Concretely, that means ownership derived from CODEOWNERS and recent commit authors, deployment history pulled from CI, incident responders looked up from pager logs, and decision context traced through linked Linear issues and Slack threads. It is not a wiki, and it is not knowledge management in the traditional sense of that term. It is a living index that stays current because it draws from the tools people are already using, rather than asking them to maintain a separate artifact that will (inevitably, predictably) rot.
The most reliable documentation is the kind that nobody has to write. When context is pulled from the tools where work actually happens (code repos, issue trackers, communication channels), it decays far more slowly, because it reflects what is actually happening rather than what someone remembered to write down.
When You Actually Need Traditional Docs
None of this means wikis are useless. There are specific categories of documentation that genuinely benefit from being written by a human, maintained deliberately, and stored as prose:
- Onboarding guides that explain the "why" behind architectural decisions, not just the "what"

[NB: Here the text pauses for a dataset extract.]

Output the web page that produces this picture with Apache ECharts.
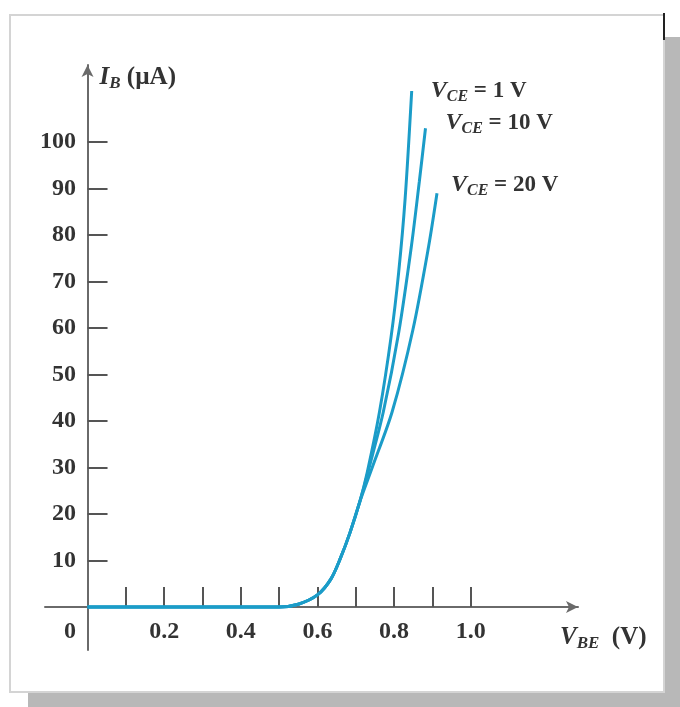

- Runbooks for incident response, where the audience is a stressed engineer at 2am who needs a checklist, not a knowledge graph query
- Compliance documentation required by auditors who expect structured, versioned artifacts
- Public API references consumed by external developers
The key distinction: these documents describe things that change slowly (company values, compliance requirements, public contracts) or things where narrative context matters more than current accuracy (why we chose Postgres over DynamoDB three years ago).
For everything else (who owns what, what's the current architecture, where did that decision get made), the answer should not be a wiki page that someone wrote six months ago. It should be a query against what actually happened.
Get signal intelligence delivered to your inbox.
Frequently Asked Questions
Q: What is documentation rot in engineering teams? A: Documentation rot is the gradual decay of internal documentation accuracy over time. Pages that were correct when written become misleading as code, processes, and team structures change around them. The documentation itself stays frozen while everything it describes evolves.
Q: Does Sugarbug help prevent documentation rot? A: Sugarbug connects to tools like GitHub, Linear, Slack, and Notion via API, building a knowledge graph of what actually happened across your workflow. Instead of relying on manually maintained wiki pages, teams can surface real context from real activity, which stays accurate because it is drawn from the tools themselves.
Q: How quickly does engineering documentation become outdated? A: In our experience and from conversations with engineering teams, wiki pages often begin diverging from reality within the first few weeks after creation. By six months, many pages describe processes, endpoints, or ownership structures that no longer exist in their documented form.
Q: What is the best way to keep engineering docs current? A: The approaches that work best are code-adjacent documentation (READMEs and ADRs in the repo), automated staleness alerts, and moving toward living queries that pull context from your actual tools rather than relying on manually maintained pages. Process checklists ("update docs in every PR") consistently fail because the incentive structure does not support them.